My Husband – I definitely appreciate Steve and I, mostly, understand him.  But, he has been such an amazing, good sport about learning to winter.  He carries in firewood and starts fires and cleans out the fireplace.  He shovels snow and salts the driveway.  And, he generally just tries to do everything in his power to keep me warm and safe.  He was in Iowa last week when we got 5 inches of snow.  So, I went out and shoveled it.  I would have left if for him, but I have learned that if you allow it to sit there and freeze, you won’t be able to get out until March or April when everything thaws.  So, I shoveled. We have two paths that need shoveling.  One is from our front door to our driveway and the other is from our side door out the dog run.  I sent Steve and the boys a picture to show off my awesome new Winter Skills. Steve scolded me, “Hey, that’s my job.  I am on my way home.  Please go inside and stay there and save the rest of the shoveling for me.”  And, Justin said, “OMG, Mom.  I can’t move there fast enough.  I will shovel the snow for you when I get there.”  It’s sweet that they worry about me.  It’s not because they think I’m incapable of shoveling a little snow.  It’s because I broke my back horseback riding three years ago and they don’t want me to hurt myself doing something stupid.

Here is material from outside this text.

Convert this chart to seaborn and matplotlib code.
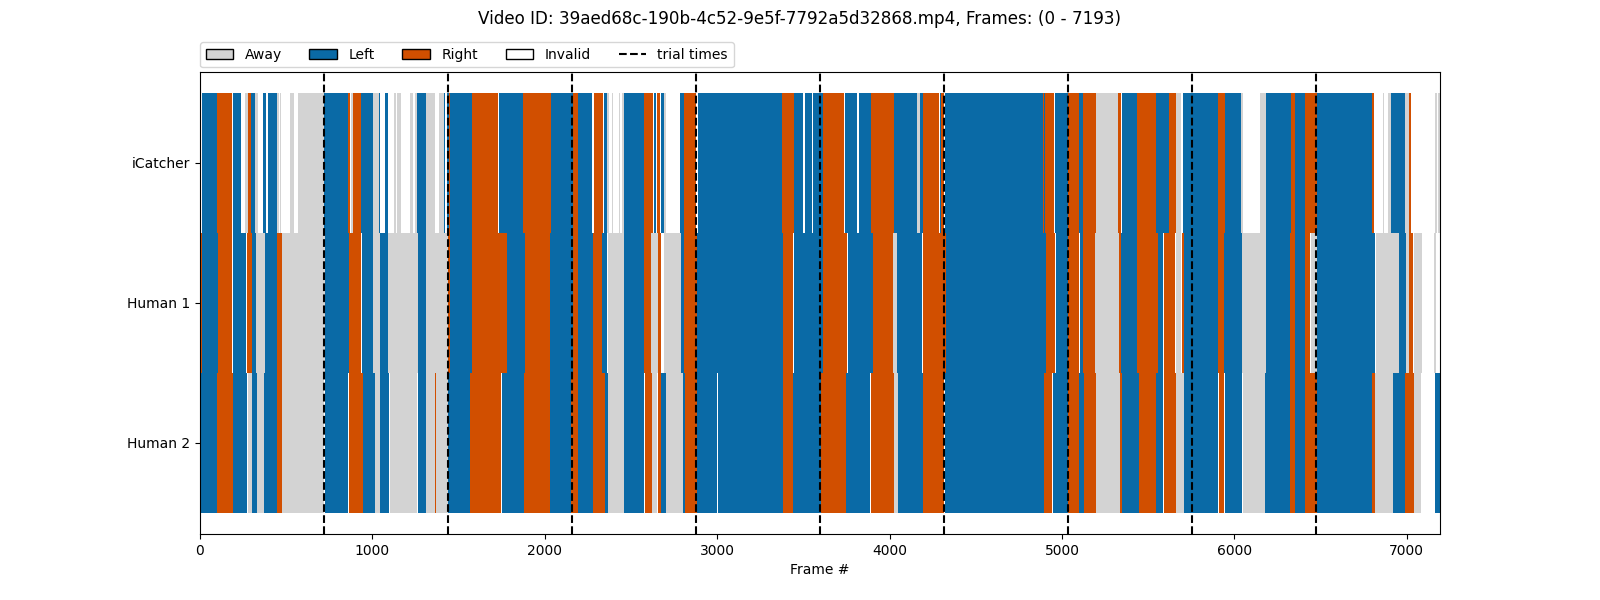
import matplotlib
matplotlib.use("Agg")
import matplotlib.pyplot as plt
from matplotlib.patches import Patch
import seaborn as sns

n_frames = 7193
video_id = "39aed68c-190b-4c52-9e5f-7792a5d32868.mp4"
coders = ["iCatcher", "Human 1", "Human 2"]
trial_times = [719, 1439, 2158, 2877, 3597, 4316, 5035, 5754, 6474]

# A away, L left, R right, I invalid. each run ends at the frame in *_ends
icatcher_ends = [12, 99, 188, 191, 238, 261, 278, 298, 319, 338,
                 365, 385, 392, 447, 458, 463, 468, 522, 545, 568,
                 722, 858, 872, 876, 887, 934, 1003, 1038, 1044, 1073,
                 1090, 1125, 1137, 1141, 1166, 1220, 1233, 1247, 1258, 1311,
                 1363, 1386, 1415, 1421, 1432, 1444, 1450, 1578, 1728, 1734,
                 1873, 2036, 2163, 2192, 2273, 2285, 2337, 2343, 2360, 2372,
                 2389, 2395, 2430, 2436, 2447, 2459, 2575, 2627, 2633, 2645,
                 2651, 2668, 2674, 2691, 2703, 2784, 2807, 2877, 2888, 3376,
                 3445, 3497, 3509, 3549, 3555, 3613, 3735, 3741, 3810, 3822,
                 3892, 4025, 4158, 4176, 4193, 4286, 4292, 4300, 4315, 4321,
                 4889, 4895, 4901, 4953, 4959, 5034, 5098, 5121, 5197, 5324,
                 5342, 5346, 5434, 5545, 5620, 5661, 5690, 5701, 5904, 5945,
                 6038, 6049, 6148, 6183, 6328, 6351, 6409, 6478, 6797, 6809,
                 6861, 6867, 6890, 6908, 6989, 7012, 7024, 7163, 7175, 7180,
                 7193]
icatcher_labels = list("ILRILIARLA"
                       "ILILAIAIAI"
                       "ALRIARLALI"
                       "LIAIAIAIAL"
                       "AIALILRLRI"
                       "LRLRLIRILA"
                       "IAIAIALRIL"
                       "IRILAILRIL"
                       "RLILILRILI"
                       "LRLALRILRI"
                       "LRLRILRLRA"
                       "RILRLRAILR"
                       "LAIALRLRLR"
                       "IAIALARIAI"
                       "A")

human1_ends = [10, 104, 188, 191, 269, 273, 302, 325, 377, 447,
               476, 725, 864, 934, 939, 1003, 1044, 1090, 1264, 1311,
               1438, 1450, 1578, 1781, 1885, 2030, 2163, 2192, 2279, 2331,
               2360, 2366, 2459, 2575, 2616, 2656, 2674, 2691, 2788, 2807,
               2883, 3381, 3439, 3445, 3613, 3752, 3758, 3903, 4019, 4042,
               4187, 4193, 4327, 4907, 4959, 4965, 5034, 5098, 5104, 5121,
               5191, 5330, 5342, 5434, 5556, 5585, 5591, 5655, 5661, 5690,
               5696, 5707, 5904, 5939, 6044, 6183, 6322, 6351, 6409, 6438,
               6444, 6478, 6815, 6821, 6954, 6995, 7012, 7035, 7041, 7088,
               7157, 7169, 7193]
human1_labels = list("RLRILIRLAL"
                     "RALRILALAL"
                     "ARLRLRLRLR"
                     "LIALRARIAL"
                     "RLRILRILRA"
                     "LIRLRILRIL"
                     "RARLRLIRIA"
                     "IRLRLALRLR"
                     "IALIALARIA"
                     "IAI")

human2_ends = [99, 191, 273, 278, 302, 331, 371, 447, 476, 719,
               725, 858, 864, 945, 1015, 1044, 1096, 1102, 1258, 1264,
               1311, 1361, 1369, 1438, 1566, 1746, 1752, 1879, 2030, 2152,
               2192, 2279, 2349, 2366, 2459, 2575, 2581, 2621, 2650, 2656,
               2674, 2703, 2801, 2813, 2883, 2999, 3004, 3381, 3439, 3602,
               3747, 3886, 3892, 4025, 4048, 4193, 4315, 4321, 4895, 4941,
               4947, 5034, 5098, 5127, 5197, 5336, 5347, 5446, 5545, 5585,
               5591, 5661, 5707, 5904, 5910, 5939, 5945, 6044, 6049, 6177,
               6322, 6351, 6409, 6478, 6797, 6815, 6919, 6989, 7041, 7082,
               7163, 7193]
human2_labels = list("LRLIALALRA"
                     "ILIRLALIAI"
                     "LARALRILRL"
                     "RLRLALIRAI"
                     "RLALRLILRL"
                     "RLIRALRILR"
                     "ILRLRARLRL"
                     "IRALIRILIA"
                     "LRLRLRALRA"
                     "IL")

label_names = {"A": "Away", "L": "Left", "R": "Right", "I": "Invalid"}
label_colors = {"A": "#D3D3D3", "L": "#0A6AA6", "R": "#D14F00", "I": "#FFFFFF"}

rows = [(coders[0], icatcher_ends, icatcher_labels),
        (coders[1], human1_ends, human1_labels),
        (coders[2], human2_ends, human2_labels)]

f, ax = plt.subplots(figsize=(16, 6), dpi=100)

for coder, ends, labels in rows:
    start = 0
    for end, label in zip(ends, labels):
        sns.barplot(x=[end - start], y=[coder], order=coders, orient="y", left=start, width=1,
                    color=label_colors[label], saturation=1, linewidth=0, errorbar=None, ax=ax)
        start = end

for t in trial_times:
    ax.axvline(t, color="k", linestyle="--", linewidth=1.5)

ax.set_xlim(0, n_frames)
ax.set_ylim(2.65, -0.65)
ax.set(xlabel="Frame #", ylabel="")

handles = [Patch(facecolor=label_colors[k], edgecolor="k", label=label_names[k]) for k in "ALRI"]
handles.append(plt.Line2D([], [], color="k", linestyle="--", label="trial times"))
ax.legend(handles=handles, loc="lower left", bbox_to_anchor=(0, 1.01), borderaxespad=0, ncol=5)

f.suptitle(f"Video ID: {video_id}, Frames: (0 - {n_frames})", y=0.983, fontsize=12.1)
plt.savefig("out.png")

Every day, I learn something new and I think I have Wisconsin figured out.  And, the next day shows up with new lessons.   But, as crazy as it sounds, we really are enjoying our adventure.


3 comments found

  1. I burst out laughing with the Narnia comment. Your perspective and partnership make this adventure so much fun. I am glad that wintering is working for you and your family.

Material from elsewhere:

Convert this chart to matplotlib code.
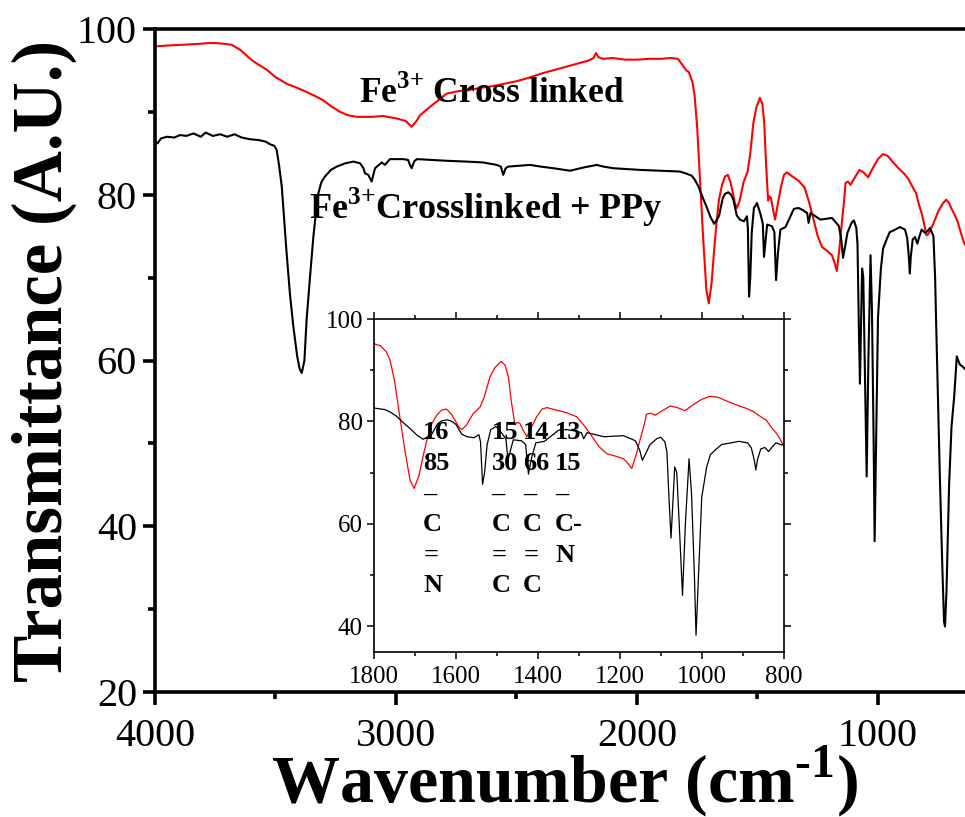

  2. Great read! I’ve always enjoyed the climate changes when we moved away from so cal. Seasons, and the lessons I learned from Mother Nature were always life-enriching for me. I loved getting so good at predicting the mid-afternoon downpours in Hawaii, as to succinctly pull drying laundry from the clothes lines just in time! Living in such with nature has a wealth all its own. Glad you’re all adjusting… the home is beautiful and cozy!